A vertical clearance of 2.5-3 metres (8.2-9.2 feet)
An horizontal clearance of 3 or more metres (9 feet or more)
A hook on the ceiling at the center of the horizontal clearance, as close as possible to the free-space
Possibly a metallic fence
A few words about it
The Cedevita-20 is a hybrid monoband antenna, the result of merging the radiator of a shortened vertical with one element of a dipole. It fits on most balconies and must be hung from the ceiling. It might work from indoor as well, hanging from the lamp ceiling hook in larger rooms but I have not tried it.
It appears as a vertical antenna with a center-loaded radiator (center loading a radiator increases efficiency with respect to base loading) and at least one quarter wavelength counterpoise.
This simple setup is actually a dipole, so the use of a 1:1 balun is advised in order to reduce RF radiation from the coax, RTX, power supply and AC mains... so to avoid annoyance to electronical devices in the neighbouring apartments.
Additional counterpoises of the same length can be added and laid in other directions if the location allows.
Cedevita-20 is a cheap and simple way to be on the air when erecting a proper antenna is not possible. Don't expect superior performance from it!
Construction is straightforward.
Identify how much vertical space you want to allocate to the radiator, possibly 20-30 cm (8-12 inches) less than the overall height.
Decide at which height you want the loading coil to be. Then download G4FGQ's VERTLOAD.EXE (a DOS executable, works in all MS Windows and under Linux dosemu). This program will give you an idea of how many turns you need.
You can either cut three pieces of wire (top, bottom and coil) or do everything with just one length, as you prefer. Drill a hole on the top and bottom of the cylindrical support, and two holes on the side. Follow the drawing to visualize what I can't express with words.
Wind more turns than theoretically needed: this will lower the resonance of the antenna, and make tuning as simple as cutting wire.
Cut at least one ¼ lambda counterpoise and keep it handy.
Connect the counterpoise(s) to the cold end of the balun (coax) and the loaded radiator to the hot end. Check SWR around the chosen HF band.
If the best SWR is lower in frequency than the desired band you need to remove turns from the coil. Otherwise you have to add turns. At 14 MHz one turn moves resonance of about 100 kHz, but YMMV.
How about other bands?
There is no reason why the Cedevita-20 cannot be turned into a Cedevita-30, -40, -17 or whatever. The coil will have more or fewer turns if you build it for a lower or a higher band respectively.
I have built a Cedevita-30 and brought it to resonance. I was surprised to discover how much RF was being radiated from the coax and everything else! I could feel CW key paddles warm up when touched! (Yep, they're made of metal.) I haven't tried the Cedevita-30 with the 1:1 balun.
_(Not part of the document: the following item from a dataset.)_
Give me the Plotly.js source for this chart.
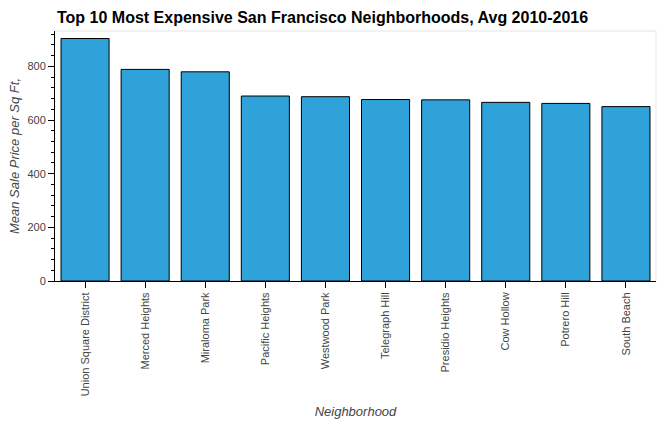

I have successfully operated a 3-band Cedevita with a single tapped coil for 40, 30 and 20m HAM bands. 17 and 15m taps would fit the coil support as well, but I noticed that coil taps create reciprocal capacitance, making tuning harder especially on higher bands (closer taps). I would rather go for monoband pluggable coils.
A bonus band
If planned accurately, the Cedevita-20 may also resonate on 6m. Simply make sure that the radiator length between the feedpoint and the loading coil is ¼ lambda at 50 MHz, that is about 1.4m (15 feet). The loading coil will have a high impedance at 50MHz, so that is works like a trap. Do not forget to add at least one resonating 6m counterpoise!
The name of this antenna comes from the support I used to wind the coil: it originally cointained a popular Croatian drink called Cedevita. It is a plastic cylinder about 10cm high and 6cm diameter that can be drilled very easily and provides satisfying mechanical resistance.
I believe any thick-plastic bottle may work, such as milk bottles.